Production throughput continues to improve with technological advancements. Pilot-scale roll-to-roll lines now demonstrate production capacities of 100 MWh/year, with projections exceeding 1 GWh/year for full-scale implementations. Slurry-based facilities report faster ramp-up times due to lithium-ion equipment compatibility but face limitations in ultimate energy density. Thin-film remains confined to niche applications where performance outweighs cost considerations.

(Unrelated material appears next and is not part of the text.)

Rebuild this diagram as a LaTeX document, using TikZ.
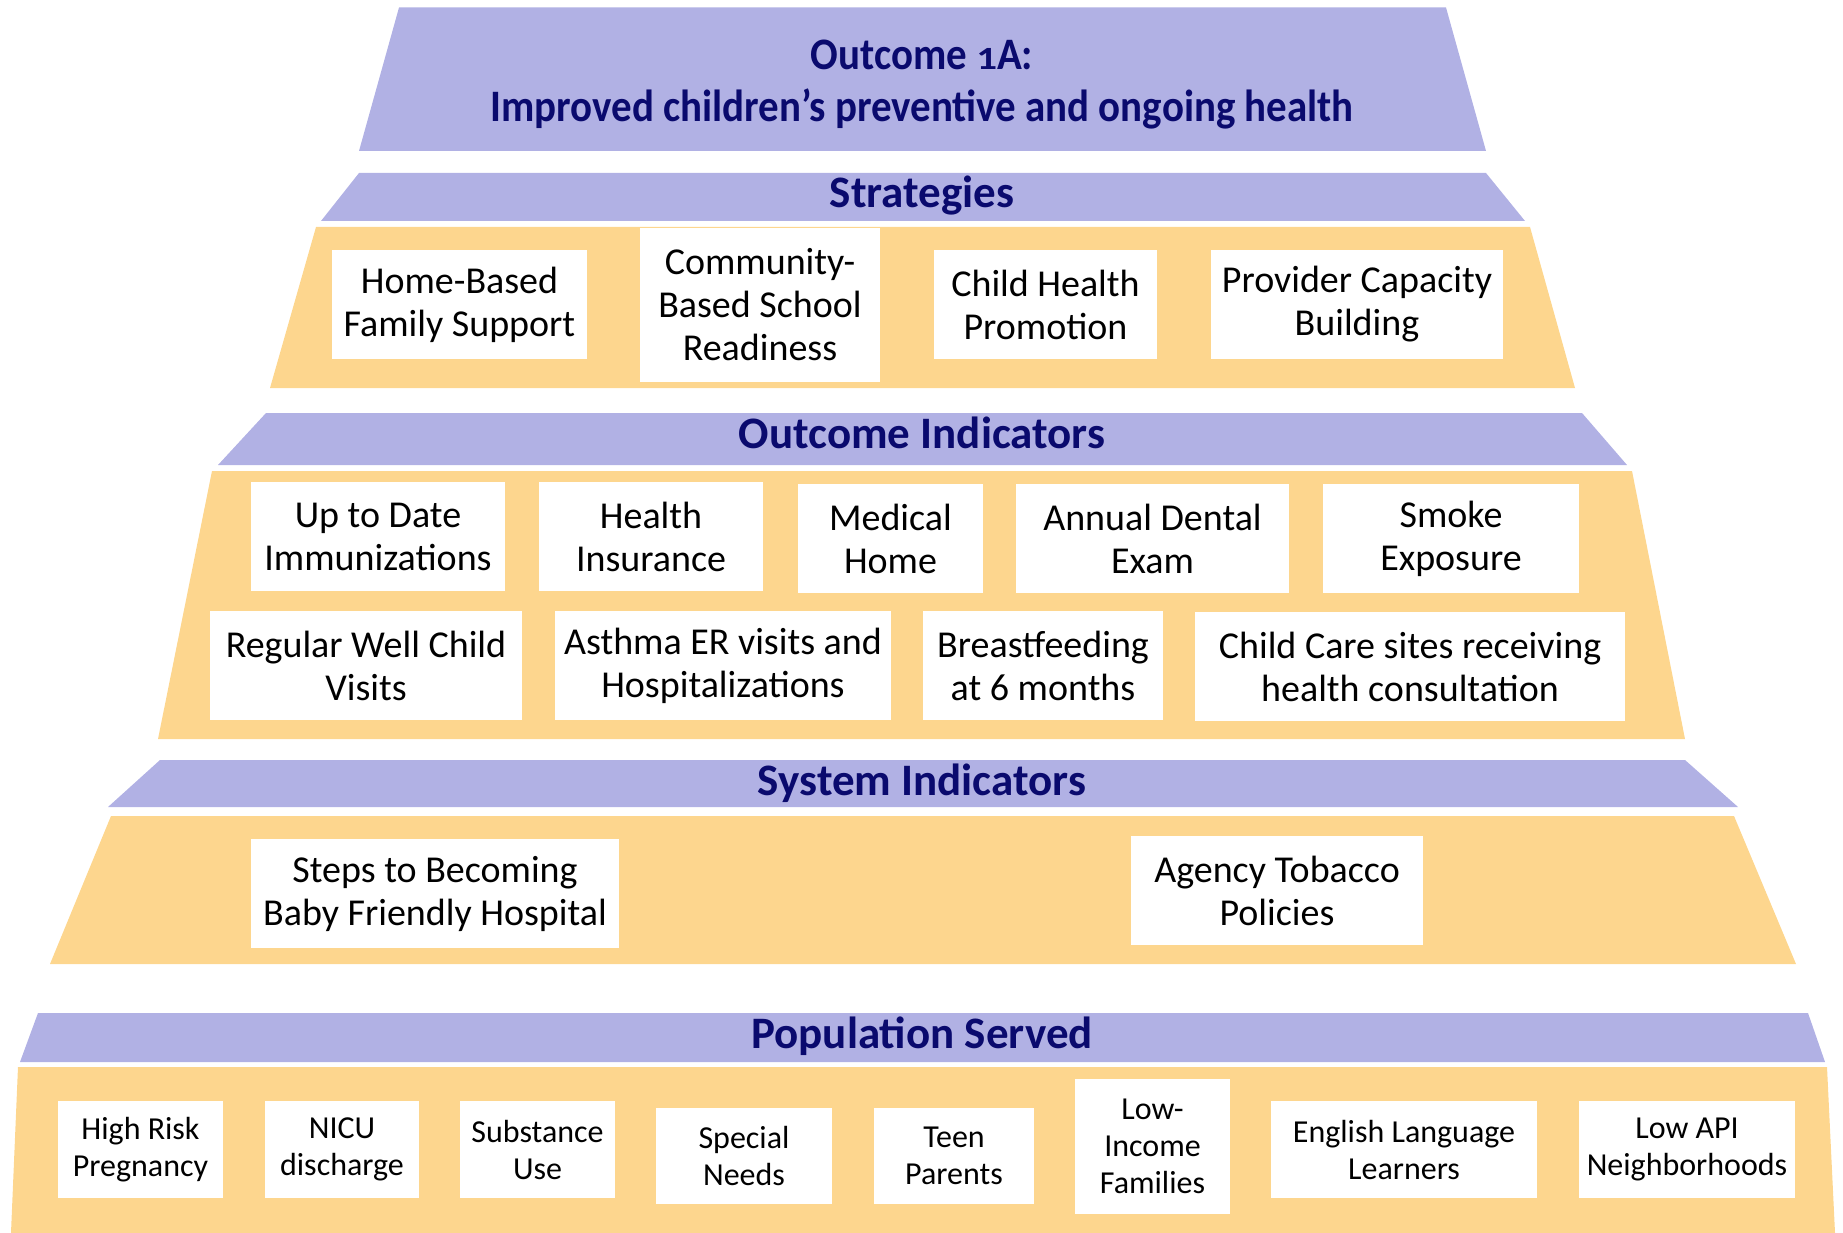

The evolution of manufacturing techniques reflects broader industry trends. Early reliance on batch processes is giving way to continuous production models. Hybrid approaches that combine different methods—such as thin-film electrolytes with slurry electrodes—are emerging to balance performance and cost. Equipment suppliers are developing modular systems that can be reconfigured as material formulations evolve. Standardization efforts focus on form factors and interfaces to enable multi-source production.

Future advancements will likely concentrate on several areas. Dry processing techniques that eliminate solvents could simplify production and improve environmental footprint. Self-assembling electrolyte structures may reduce dependence on precision deposition tools. Adaptive manufacturing systems employing real-time analytics could optimize process parameters dynamically. These innovations will collectively determine how quickly solid-state batteries transition from laboratory curiosities to mass-market commodities.

The path forward requires close collaboration between material scientists, equipment engineers, and production specialists. Manufacturing challenges cannot be solved in isolation—electrolyte formulations must be co-developed with processing constraints in mind. Pilot lines serving as testbeds for new ideas will accelerate learning cycles. While significant hurdles remain, the progress in manufacturing techniques confirms that solid-state batteries are approaching industrial relevance.